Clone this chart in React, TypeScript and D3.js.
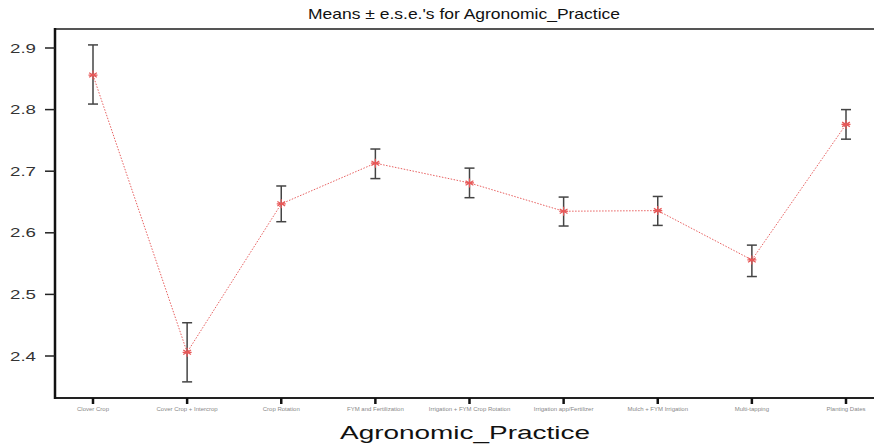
import React from "react";
import * as d3 from "d3";

const categories = [
  "Clover Crop",
  "Cover Crop + Intercrop",
  "Crop Rotation",
  "FYM and Fertilization",
  "Irrigation + FYM Crop Rotation",
  "Irrigation app/Fertilizer",
  "Mulch + FYM Irrigation",
  "Multi-tapping",
  "Planting Dates",
];
const means = [2.856, 2.406, 2.647, 2.713, 2.681, 2.635, 2.636, 2.556, 2.776];
const upper = [2.905, 2.454, 2.676, 2.736, 2.705, 2.658, 2.659, 2.58, 2.8];
const lower = [2.809, 2.358, 2.618, 2.688, 2.657, 2.611, 2.612, 2.529, 2.752];
const yTicks = [2.4, 2.5, 2.6, 2.7, 2.8, 2.9];

const W = 874;
const H = 445;
const left = 55;
const top = 29;
const bottom = 398;

export default function App() {
  const x = d3.scalePoint<string>().domain(categories).range([93, 846]);
  const y = d3.scaleLinear().domain([2.4, 2.9]).range([356, 48]);
  const line = d3
    .line<number>()
    .x((_, i) => x(categories[i])!)
    .y((d) => y(d));
  const font = "Liberation Sans, Arial, sans-serif";
  const star = (cx: number, cy: number, r: number) => {
    const segs: string[] = [];
    for (let k = 0; k < 3; k++) {
      const a = (Math.PI / 3) * k + Math.PI / 2;
      segs.push(
        `M${cx - r * Math.cos(a)},${cy - r * Math.sin(a)}L${cx + r * Math.cos(a)},${cy + r * Math.sin(a)}`
      );
    }
    segs.push(`M${cx - r},${cy}L${cx + r},${cy}`);
    return segs.join("");
  };
  return (
    <svg
      width={W}
      height={H}
      style={{ position: "absolute", left: 0, top: 0, background: "#fff" }}
      fontFamily={font}
    >
      <rect x={0} y={0} width={W} height={H} fill="#fff" />
      <text
        x={308}
        y={19}
        fontSize={15}
        fill="#111"
        textLength={312}
        lengthAdjust="spacingAndGlyphs"
      >
        Means ± e.s.e.'s for Agronomic_Practice
      </text>
      {/* frame */}
      <line x1={left} x2={W} y1={top} y2={top} stroke="#555" strokeWidth={2} />
      <line x1={left} x2={W} y1={bottom} y2={bottom} stroke="#222" strokeWidth={2} />
      <line x1={left} x2={left} y1={top - 1} y2={bottom + 1} stroke="#111" strokeWidth={2.5} />
      {/* y ticks */}
      {yTicks.map((t) => (
        <g key={t}>
          <line x1={left - 10} x2={left} y1={y(t)} y2={y(t)} stroke="#222" strokeWidth={1.5} />
          <text
            x={10}
            y={y(t) + 4.5}
            fontSize={13}
            fill="#333"
            textLength={26}
            lengthAdjust="spacingAndGlyphs"
          >
            {t.toFixed(1)}
          </text>
        </g>
      ))}
      {/* x ticks */}
      {categories.map((c) => (
        <g key={c}>
          <line x1={x(c)!} x2={x(c)!} y1={bottom} y2={bottom + 6} stroke="#111" strokeWidth={2.5} />
          <text x={x(c)!} y={bottom + 13} textAnchor="middle" fontSize={6} fill="#888">
            {c}
          </text>
        </g>
      ))}
      {/* line */}
      <path
        d={line(means) || ""}
        fill="none"
        stroke="#e86060"
        strokeWidth={1}
        strokeDasharray="1.5,1.5"
      />
      {/* error bars */}
      {categories.map((c, i) => {
        const cx = x(c)!;
        return (
          <g key={"e" + c} stroke="#444" strokeWidth={1.5}>
            <line x1={cx} x2={cx} y1={y(upper[i])} y2={y(lower[i])} />
            <line x1={cx - 5} x2={cx + 5} y1={y(upper[i])} y2={y(upper[i])} />
            <line x1={cx - 5} x2={cx + 5} y1={y(lower[i])} y2={y(lower[i])} />
          </g>
        );
      })}
      {categories.map((c, i) => (
        <path
          key={"s" + c}
          d={star(x(c)!, y(means[i]), 4.5)}
          stroke="#e85858"
          strokeWidth={1.2}
          fill="none"
        />
      ))}
      <text
        x={340}
        y={439}
        fontSize={18}
        fill="#111"
        textLength={250}
        lengthAdjust="spacingAndGlyphs"
      >
        Agronomic_Practice
      </text>
    </svg>
  );
}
□ □ □
Where a line contains the string "React", extract that line.

Clone this chart in React, TypeScript and D3.js.
import React from "react";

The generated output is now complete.